Randomized Geodesic Flow on Hyperbolic Groups
Luzie Kupffer, Mahan Mj, Chiranjib Mukherjee
TL;DR
This work develops a probabilistic analogue of geodesic flow for Gromov-hyperbolic groups by harnessing random walks. It defines a harmonic Bowen–Margulis–Sullivan measure $\Theta$ on $\partial^2 G$ through three equivalent constructions $\Theta_1,\Theta_2,\Theta_3$, with $\Theta_3$ arising from bi-infinite random-walk trajectories and forming the basis for a discrete randomized geodesic flow given by a $\mathbb{Z}$-shift. The authors prove ergodicity of the $G$-action on $\partial^2 G$ with respect to $\Theta$, and establish strong statistical properties: exponential mixing of all orders and a functional central limit theorem for the flow. The technical core combines bi-infinite random-walk deviations from geodesics, sharp Green-function and Ancona-type estimates, and a Bonk–Schramm embedding to translate group geometry into hyperbolic space, enabling boundary density computations and ergodicity results. Overall, the paper provides a robust probabilistic framework for geodesic-flow-like dynamics in hyperbolic groups, yielding precise dynamical and statistical behavior inaccessible in purely deterministic settings.
Abstract
Motivated by Gromov's geodesic flow problem on hyperbolic groups $G$, we develop in this paper an analog using random walks. This leads to a notion of a harmonic analog $Θ$ of the Bowen-Margulis-Sullivan measure on $\partial^2 G$. We provide three different but related constructions of $Θ$: 1) by moving the base-point along a quasigeodesic ray 2) by moving the base-point along random walk trajectories 3) directly as a push-forward under the boundary map to $\partial^2 G$ of a measure inherited from studying all bi-infinite random walk trajectories (with no restriction on base-point) on $G^\mathbb{Z}$. Of these, the third construction is the most involved and needs new techniques.

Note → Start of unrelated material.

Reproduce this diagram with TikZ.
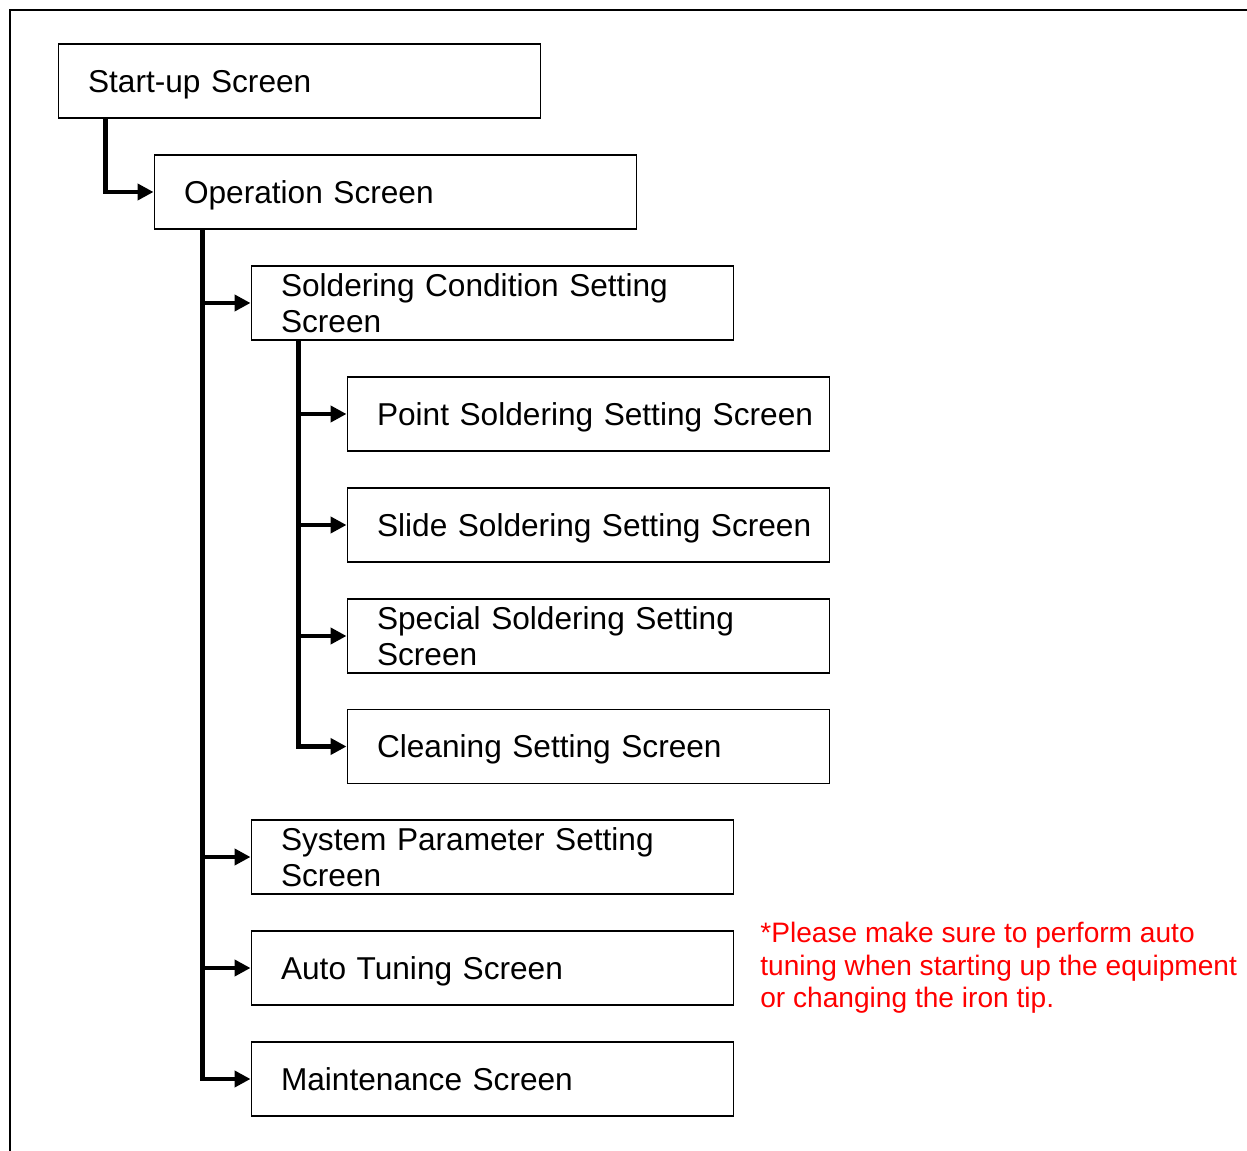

It relies on developing a framework where we can treat bi-infinite random walk trajectories as analogs of bi-infinite geodesics on complete simply connected negatively curved manifolds. Geodesic flow on a hyperbolic group is typically not well-defined due to non-uniqueness of geodesics. We circumvent this problem in the random walk setup by considering \emph{all} trajectories. We thus get a well-defined discrete flow that we call the \emph{randomized geodesic flow}, given by the $\mathbb{Z}-$shift on bi-infinite random walk trajectories. The $\mathbb{Z}-$shift is the random analog of the time one map of the geodesic flow. As an analog of ergodicity of the geodesic flow on a closed negatively curved manifold, we establish ergodicity of the $G$-action on $(\partial^2G, Θ)$. As a consequence of our construction, we prove that the randomized geodesic flow is exponentially mixing of all orders and establish a functional CLT.